[start]
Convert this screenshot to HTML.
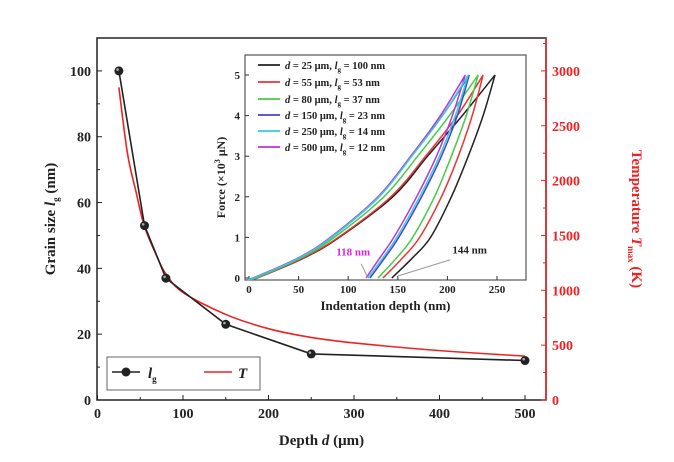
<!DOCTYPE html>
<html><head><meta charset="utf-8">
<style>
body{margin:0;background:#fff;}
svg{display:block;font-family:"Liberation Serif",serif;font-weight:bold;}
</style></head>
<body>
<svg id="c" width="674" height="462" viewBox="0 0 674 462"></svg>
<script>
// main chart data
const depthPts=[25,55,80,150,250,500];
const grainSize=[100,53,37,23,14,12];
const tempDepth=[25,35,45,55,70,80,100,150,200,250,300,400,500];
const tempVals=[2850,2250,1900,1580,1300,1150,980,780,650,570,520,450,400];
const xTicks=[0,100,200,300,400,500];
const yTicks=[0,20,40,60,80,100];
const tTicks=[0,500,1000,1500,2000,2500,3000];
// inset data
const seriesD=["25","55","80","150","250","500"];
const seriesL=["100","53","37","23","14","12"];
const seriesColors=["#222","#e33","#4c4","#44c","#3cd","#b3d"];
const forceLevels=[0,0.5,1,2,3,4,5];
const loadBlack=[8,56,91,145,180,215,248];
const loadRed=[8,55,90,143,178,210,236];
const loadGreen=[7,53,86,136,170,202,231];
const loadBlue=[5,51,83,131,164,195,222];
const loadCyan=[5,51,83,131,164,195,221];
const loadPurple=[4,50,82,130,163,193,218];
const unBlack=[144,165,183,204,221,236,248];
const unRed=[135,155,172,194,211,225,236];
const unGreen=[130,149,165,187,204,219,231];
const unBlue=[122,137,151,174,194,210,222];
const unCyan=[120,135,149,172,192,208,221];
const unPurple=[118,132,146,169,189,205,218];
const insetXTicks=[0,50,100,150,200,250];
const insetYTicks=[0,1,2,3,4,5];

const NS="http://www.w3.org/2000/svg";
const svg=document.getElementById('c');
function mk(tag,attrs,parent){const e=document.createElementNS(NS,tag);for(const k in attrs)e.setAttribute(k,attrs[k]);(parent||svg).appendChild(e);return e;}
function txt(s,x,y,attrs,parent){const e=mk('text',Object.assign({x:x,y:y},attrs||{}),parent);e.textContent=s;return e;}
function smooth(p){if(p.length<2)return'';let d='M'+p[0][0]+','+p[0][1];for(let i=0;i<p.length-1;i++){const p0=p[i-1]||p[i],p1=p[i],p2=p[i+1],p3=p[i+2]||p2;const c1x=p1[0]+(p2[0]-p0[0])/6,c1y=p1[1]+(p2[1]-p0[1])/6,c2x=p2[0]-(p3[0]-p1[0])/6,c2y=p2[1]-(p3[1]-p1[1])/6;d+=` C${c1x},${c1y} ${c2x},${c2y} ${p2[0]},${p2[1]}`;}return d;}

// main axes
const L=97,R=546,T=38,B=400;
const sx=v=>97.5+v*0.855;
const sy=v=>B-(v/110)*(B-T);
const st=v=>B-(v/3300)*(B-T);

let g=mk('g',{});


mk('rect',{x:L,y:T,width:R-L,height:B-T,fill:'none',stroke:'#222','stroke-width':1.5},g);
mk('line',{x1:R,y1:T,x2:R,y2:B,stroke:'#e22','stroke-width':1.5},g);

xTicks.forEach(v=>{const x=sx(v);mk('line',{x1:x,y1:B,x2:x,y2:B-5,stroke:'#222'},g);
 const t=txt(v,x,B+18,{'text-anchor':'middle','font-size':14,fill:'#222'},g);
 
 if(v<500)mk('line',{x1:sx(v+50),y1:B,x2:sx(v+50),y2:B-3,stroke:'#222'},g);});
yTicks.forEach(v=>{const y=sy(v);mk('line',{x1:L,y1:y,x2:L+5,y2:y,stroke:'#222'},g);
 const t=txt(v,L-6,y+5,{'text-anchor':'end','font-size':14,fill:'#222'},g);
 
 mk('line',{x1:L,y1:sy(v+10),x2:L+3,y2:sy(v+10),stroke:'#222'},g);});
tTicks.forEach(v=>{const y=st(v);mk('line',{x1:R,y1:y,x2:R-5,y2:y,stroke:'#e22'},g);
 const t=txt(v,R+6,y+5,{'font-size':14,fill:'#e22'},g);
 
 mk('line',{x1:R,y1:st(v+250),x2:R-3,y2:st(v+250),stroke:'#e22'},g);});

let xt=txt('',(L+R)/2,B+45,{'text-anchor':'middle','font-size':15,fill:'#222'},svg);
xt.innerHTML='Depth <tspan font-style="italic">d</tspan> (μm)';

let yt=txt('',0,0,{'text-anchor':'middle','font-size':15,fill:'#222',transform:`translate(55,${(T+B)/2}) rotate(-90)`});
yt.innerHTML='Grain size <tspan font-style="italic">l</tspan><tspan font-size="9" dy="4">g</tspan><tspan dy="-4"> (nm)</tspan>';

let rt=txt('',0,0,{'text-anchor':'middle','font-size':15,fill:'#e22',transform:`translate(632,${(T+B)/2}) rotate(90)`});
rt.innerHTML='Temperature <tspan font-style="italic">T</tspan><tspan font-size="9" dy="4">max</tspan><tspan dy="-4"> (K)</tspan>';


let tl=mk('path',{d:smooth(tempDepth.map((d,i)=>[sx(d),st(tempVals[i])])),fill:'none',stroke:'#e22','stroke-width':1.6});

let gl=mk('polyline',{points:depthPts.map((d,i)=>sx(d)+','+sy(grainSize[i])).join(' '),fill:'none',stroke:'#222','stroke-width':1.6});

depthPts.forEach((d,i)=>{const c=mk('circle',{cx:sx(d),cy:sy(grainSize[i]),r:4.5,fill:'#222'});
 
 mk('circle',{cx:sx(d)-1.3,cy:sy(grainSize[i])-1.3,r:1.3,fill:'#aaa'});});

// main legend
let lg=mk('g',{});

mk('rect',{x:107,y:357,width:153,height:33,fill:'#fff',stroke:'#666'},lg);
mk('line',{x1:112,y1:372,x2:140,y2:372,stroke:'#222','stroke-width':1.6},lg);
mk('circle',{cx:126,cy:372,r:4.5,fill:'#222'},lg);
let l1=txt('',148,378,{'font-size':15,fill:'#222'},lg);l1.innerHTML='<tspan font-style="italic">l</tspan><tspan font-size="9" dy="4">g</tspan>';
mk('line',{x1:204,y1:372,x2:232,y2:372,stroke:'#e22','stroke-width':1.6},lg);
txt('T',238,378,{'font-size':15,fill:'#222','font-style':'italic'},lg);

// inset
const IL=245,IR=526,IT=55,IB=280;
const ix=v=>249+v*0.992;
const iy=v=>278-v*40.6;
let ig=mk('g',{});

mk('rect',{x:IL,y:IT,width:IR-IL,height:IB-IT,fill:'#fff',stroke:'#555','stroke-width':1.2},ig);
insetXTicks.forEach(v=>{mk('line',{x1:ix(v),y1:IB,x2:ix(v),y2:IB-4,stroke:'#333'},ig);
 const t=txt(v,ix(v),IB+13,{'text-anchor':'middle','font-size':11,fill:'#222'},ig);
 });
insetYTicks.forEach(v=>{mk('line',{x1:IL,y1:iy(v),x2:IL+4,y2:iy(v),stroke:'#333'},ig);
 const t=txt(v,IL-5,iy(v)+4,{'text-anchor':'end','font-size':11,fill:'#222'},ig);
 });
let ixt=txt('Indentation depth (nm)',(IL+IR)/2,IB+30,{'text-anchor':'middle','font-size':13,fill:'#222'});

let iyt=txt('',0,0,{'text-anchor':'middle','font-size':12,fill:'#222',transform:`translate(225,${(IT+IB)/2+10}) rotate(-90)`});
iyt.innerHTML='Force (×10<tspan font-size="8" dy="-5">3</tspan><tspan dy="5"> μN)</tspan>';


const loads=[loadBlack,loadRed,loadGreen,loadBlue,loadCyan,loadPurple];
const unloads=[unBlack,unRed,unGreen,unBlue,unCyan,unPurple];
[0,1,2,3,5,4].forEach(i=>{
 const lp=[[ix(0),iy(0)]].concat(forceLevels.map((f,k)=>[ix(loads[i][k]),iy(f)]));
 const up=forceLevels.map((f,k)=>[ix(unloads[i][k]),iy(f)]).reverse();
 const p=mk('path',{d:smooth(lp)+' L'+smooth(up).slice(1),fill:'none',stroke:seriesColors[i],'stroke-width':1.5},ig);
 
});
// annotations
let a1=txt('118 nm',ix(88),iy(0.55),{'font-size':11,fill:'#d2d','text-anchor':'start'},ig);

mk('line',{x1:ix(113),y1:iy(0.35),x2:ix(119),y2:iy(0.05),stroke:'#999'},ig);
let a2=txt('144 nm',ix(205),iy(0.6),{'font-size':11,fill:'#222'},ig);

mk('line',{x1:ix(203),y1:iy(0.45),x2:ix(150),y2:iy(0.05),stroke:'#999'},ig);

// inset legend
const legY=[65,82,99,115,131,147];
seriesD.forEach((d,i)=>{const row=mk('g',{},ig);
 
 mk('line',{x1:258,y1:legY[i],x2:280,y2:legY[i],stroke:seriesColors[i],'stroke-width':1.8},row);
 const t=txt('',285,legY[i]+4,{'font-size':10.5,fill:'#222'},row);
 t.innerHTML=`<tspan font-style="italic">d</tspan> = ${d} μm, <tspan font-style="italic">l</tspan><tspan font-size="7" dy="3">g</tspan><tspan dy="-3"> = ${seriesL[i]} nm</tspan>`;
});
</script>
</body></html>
[end]
Given instruction »
From the first line above to the line containing "const insetYTicks=[0,1,2,3,4,5];", repeat each line exactly. Pictures stay out.

Written answer »
Convert this screenshot to HTML.
<!DOCTYPE html>
<html><head><meta charset="utf-8">
<style>
body{margin:0;background:#fff;}
svg{display:block;font-family:"Liberation Serif",serif;font-weight:bold;}
</style></head>
<body>
<svg id="c" width="674" height="462" viewBox="0 0 674 462"></svg>
<script>
// main chart data
const depthPts=[25,55,80,150,250,500];
const grainSize=[100,53,37,23,14,12];
const tempDepth=[25,35,45,55,70,80,100,150,200,250,300,400,500];
const tempVals=[2850,2250,1900,1580,1300,1150,980,780,650,570,520,450,400];
const xTicks=[0,100,200,300,400,500];
const yTicks=[0,20,40,60,80,100];
const tTicks=[0,500,1000,1500,2000,2500,3000];
// inset data
const seriesD=["25","55","80","150","250","500"];
const seriesL=["100","53","37","23","14","12"];
const seriesColors=["#222","#e33","#4c4","#44c","#3cd","#b3d"];
const forceLevels=[0,0.5,1,2,3,4,5];
const loadBlack=[8,56,91,145,180,215,248];
const loadRed=[8,55,90,143,178,210,236];
const loadGreen=[7,53,86,136,170,202,231];
const loadBlue=[5,51,83,131,164,195,222];
const loadCyan=[5,51,83,131,164,195,221];
const loadPurple=[4,50,82,130,163,193,218];
const unBlack=[144,165,183,204,221,236,248];
const unRed=[135,155,172,194,211,225,236];
const unGreen=[130,149,165,187,204,219,231];
const unBlue=[122,137,151,174,194,210,222];
const unCyan=[120,135,149,172,192,208,221];
const unPurple=[118,132,146,169,189,205,218];
const insetXTicks=[0,50,100,150,200,250];
const insetYTicks=[0,1,2,3,4,5];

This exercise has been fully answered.